[start]

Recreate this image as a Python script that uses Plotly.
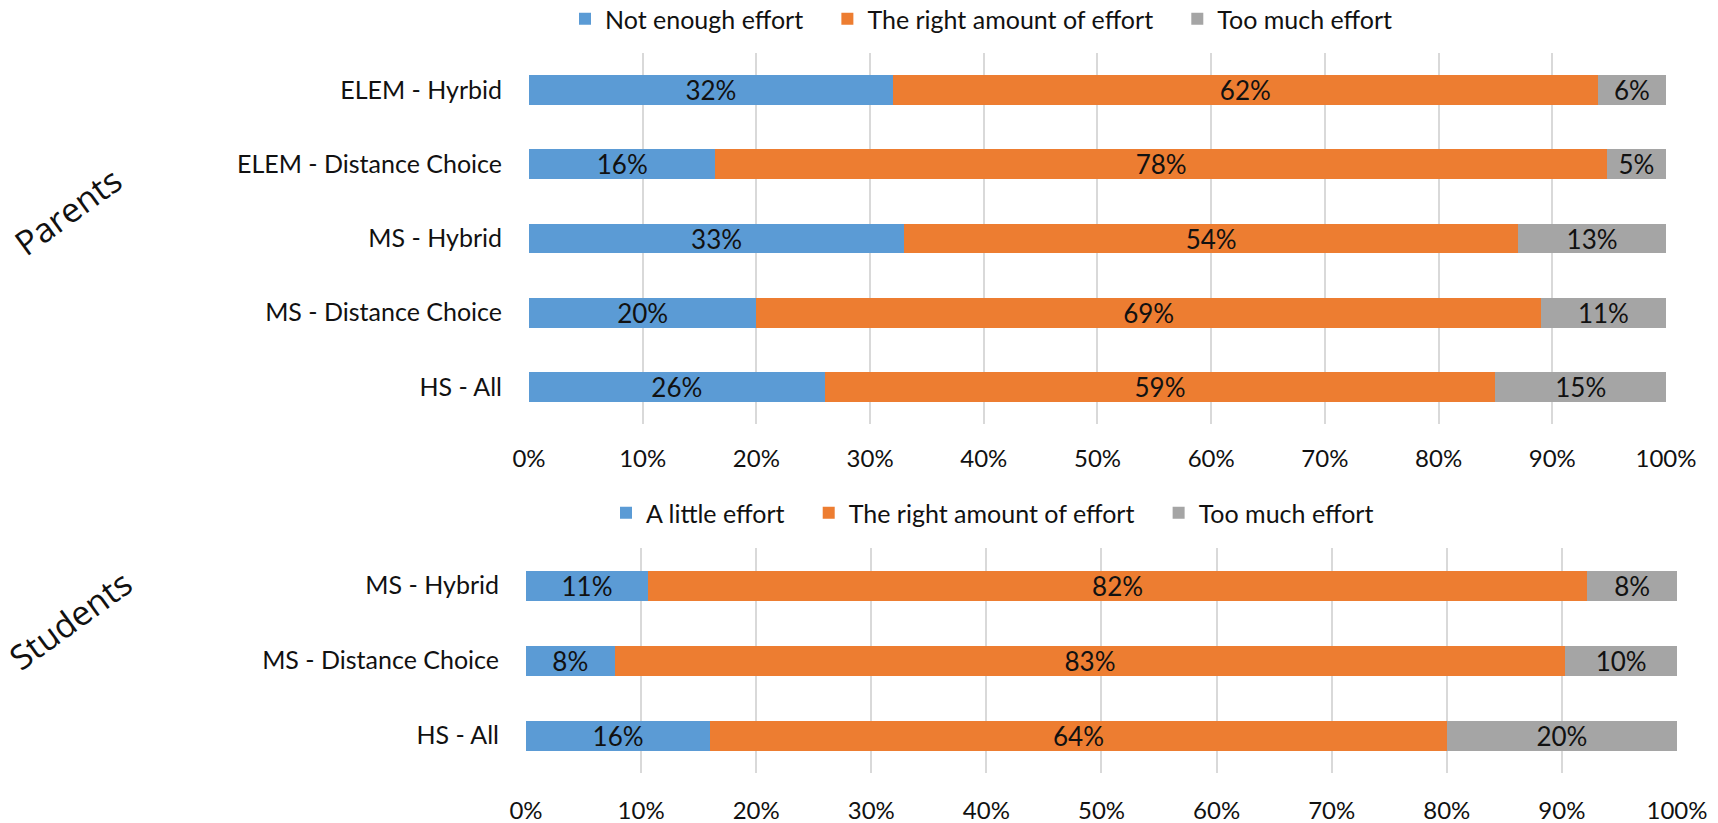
import plotly.graph_objects as go

W, H = 1718, 823

parent_cats = ["ELEM - Hyrbid", "ELEM - Distance Choice", "MS - Hybrid", "MS - Distance Choice", "HS - All"]
parent_not_enough = [32, 16.4, 33, 20, 26]
parent_right = [62, 78.4, 54, 69, 59]
parent_too_much = [6, 5.2, 13, 11, 15]

student_cats = ["MS - Hybrid", "MS - Distance Choice", "HS - All"]
student_little = [10.6, 7.7, 16]
student_right = [81.6, 82.6, 64]
student_too_much = [7.8, 9.7, 20]

x_ticks = [0, 10, 20, 30, 40, 50, 60, 70, 80, 90, 100]
x_tick_labels = [f"{t}%" for t in x_ticks]

BLUE, ORANGE, GRAY = "#5B9BD5", "#ED7D31", "#A5A5A5"
FONT = "Lato"
TXT = "#111111"
PAD = "\u00a0\u00a0\u00a0"

fig = go.Figure()

def add(cats, vals, name, color, xa, ya, legend):
    fig.add_trace(go.Bar(
        y=cats, x=vals, name=name + PAD, orientation="h",
        marker=dict(color=color, line=dict(width=0)),
        text=[f"{round(v)}%" for v in vals], textposition="inside",
        insidetextanchor="middle", textangle=0, constraintext="none",
        textfont=dict(family=FONT, size=26, color=TXT),
        xaxis=xa, yaxis=ya, legend=legend, width=0.4,
        cliponaxis=False,
    ))

add(parent_cats, parent_not_enough, "Not enough effort", BLUE, "x", "y", "legend")
add(parent_cats, parent_right, "The right amount of effort", ORANGE, "x", "y", "legend")
add(parent_cats, parent_too_much, "Too much effort", GRAY, "x", "y", "legend")
add(student_cats, student_little, "A little effort", BLUE, "x2", "y2", "legend2")
add(student_cats, student_right, "The right amount of effort", ORANGE, "x2", "y2", "legend2")
add(student_cats, student_too_much, "Too much effort", GRAY, "x2", "y2", "legend2")

def py(px):
    return 1 - px / H

xcommon = dict(range=[0, 100.001], tickvals=x_ticks, ticktext=x_tick_labels,
               showgrid=True, gridcolor="#d9d9d9", gridwidth=1.5, zeroline=False,
               showline=False, ticks="", automargin=False,
               tickfont=dict(family=FONT, size=24, color=TXT), fixedrange=True)
ycommon = dict(autorange="reversed", showgrid=False, zeroline=False, showline=False,
               ticks="", ticklabelstandoff=26, automargin=False,
               tickfont=dict(family=FONT, size=25, color=TXT), fixedrange=True)

legcommon = dict(orientation="h", xanchor="center", yanchor="middle",
                 font=dict(family=FONT, size=25, color=TXT), itemwidth=30,
                 bgcolor="rgba(0,0,0,0)", traceorder="normal")

ann_font = dict(family="Open Sans", size=34, color=TXT)

fig.update_layout(
    width=W, height=H, margin=dict(l=0, r=0, t=0, b=0, autoexpand=False),
    paper_bgcolor="white", plot_bgcolor="white",
    barmode="stack", bargap=0.6,
    xaxis=dict(domain=[529 / W, 1666 / W], anchor="y", ticklabelstandoff=18, **xcommon),
    yaxis=dict(domain=[py(424), py(53)], anchor="x", **ycommon),
    xaxis2=dict(domain=[526 / W, 1677 / W], anchor="y2", ticklabelstandoff=21, **xcommon),
    yaxis2=dict(domain=[py(773), py(548)], anchor="x2", **ycommon),
    legend=dict(x=991 / W, y=py(19), **legcommon),
    legend2=dict(x=1002 / W, y=py(513), **legcommon),
    annotations=[
        dict(text="Parents", x=68 / W, y=py(211), xref="paper", yref="paper",
             xanchor="center", yanchor="middle",
             showarrow=False, textangle=-36, font=ann_font),
        dict(text="Students", x=70 / W, y=py(620), xref="paper", yref="paper",
             xanchor="center", yanchor="middle",
             showarrow=False, textangle=-36, font=ann_font),
    ],
)

fig.write_html("out.html", config={"displayModeBar": False},
               post_script="document.body.style.margin='0';document.body.style.overflow='hidden';")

[end]

Everything from the first line of the listing above through the line that contains "W, H = 1718, 823" is to be restated word for word, minus the pictures.

- **Expected answer**:
Recreate this image as a Python script that uses Plotly.
import plotly.graph_objects as go

W, H = 1718, 823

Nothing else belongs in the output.